With Life Loan, no repayment is necessary until one of three events occurs: the property is sold, the owner vacates the property for more than six months, or the owner dies. The funds can be used for any purpose and the maximum loan is €254,000.

Residential Reversions Ltd offers a different deal, which allows homeowners aged over 70 to sell a share in their property. So far the Homeowner Extra Income Plan is only available in the greater Dublin area, but Residential Reversions expects to offer the product in other urban areas from April.

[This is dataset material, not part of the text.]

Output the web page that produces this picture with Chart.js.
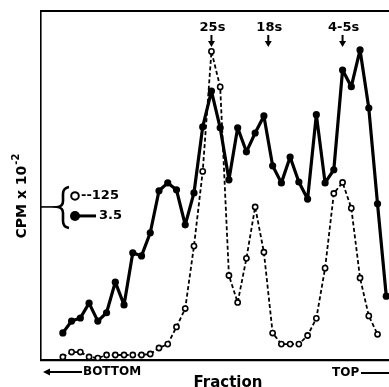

To apply, your property must be worth at least €190,000.

Typically clients of Residential Reversions are in their early 70s and the average portion of the house signed over to the company is 35 to 40 per cent.

Mr John Murphy, operations manager at Residential Reversions, says the company deals with people whose children are financially independent.

"We have found that adult children have been very supportive of their parents' decision."

With the Homeowner Extra Income Plan, the client transfers part of the value of their property to Residential Reversions. This is known in Britain as a home reversion scheme.

The minimum share that can be sold is 25 per cent. If your circumstances change you can top it up. The maximum you can release is 100 per cent.

The percentage transferred to the company is secured for the benefit of the company by a legal deed.

An important point to note is that Residential Reversions buys the share of the property at a discount to the market value. The discount varies according to the age of the clients but would be around 50 per cent for a couple aged 75.

After the deal goes through, the company will monitor the condition of the property on an ongoing basis, making inspection visits every three to four years.

The homeowner can opt for a lump sum, a life income or a combination of both. Even if the clients have transferred 100 per cent of the property, they are entitled to continue to live there for the rest of their lives, or until they move out permanently.

There may be some resistance to the idea of relinquishing part of the ownership of your home entailed in this arrangement.

Life Loan also has its drawbacks in the long term. What really matters in taking a step of this importance is whether the money you get today is more important to you than the value of your property down the road.

Bank of Ireland has a team of 70 Life Loan consultants, who provide customers with a table clearly showing the interest repayable up to 15 years. A couple aged 75 and 73, for example, with a home worth €250,000 could borrow €62,500 at a fixed rate of 6.77 per cent (6.9 APR).

The longer you live, the more you owe and it is possible that the interest and capital would eventually overtake the value of your home.

In such cases, Bank of Ireland has given a guarantee that it will shoulder any negative equity. In other words, the borrower will never actually owe more than the value of the property.

Both Bank of Ireland and Residential Reversions stress that entering into an equity-release arrangement is a major decision and it is necessary to get independent legal advice before making a commitment.

Customers are also encouraged to discuss the product they have in mind with their family so that they are sure it is the right move for their circumstances.

As for those who have already signed on the dotted line, how are they spending their new-found wealth?

Ms Olive Moran of Bank of Ireland says the funds are being used for several specific purposes.

"In the main, the monies are being used for home improvements, to give financial support to other family members, for purchasing holiday homes or to generally improve the quality of life of the customers."

Mr Murphy agrees that people are using the finance to enhance their lifestyle.

Others are using the money to buy a second property here or overseas, while some people are happy with the security of having money in the bank.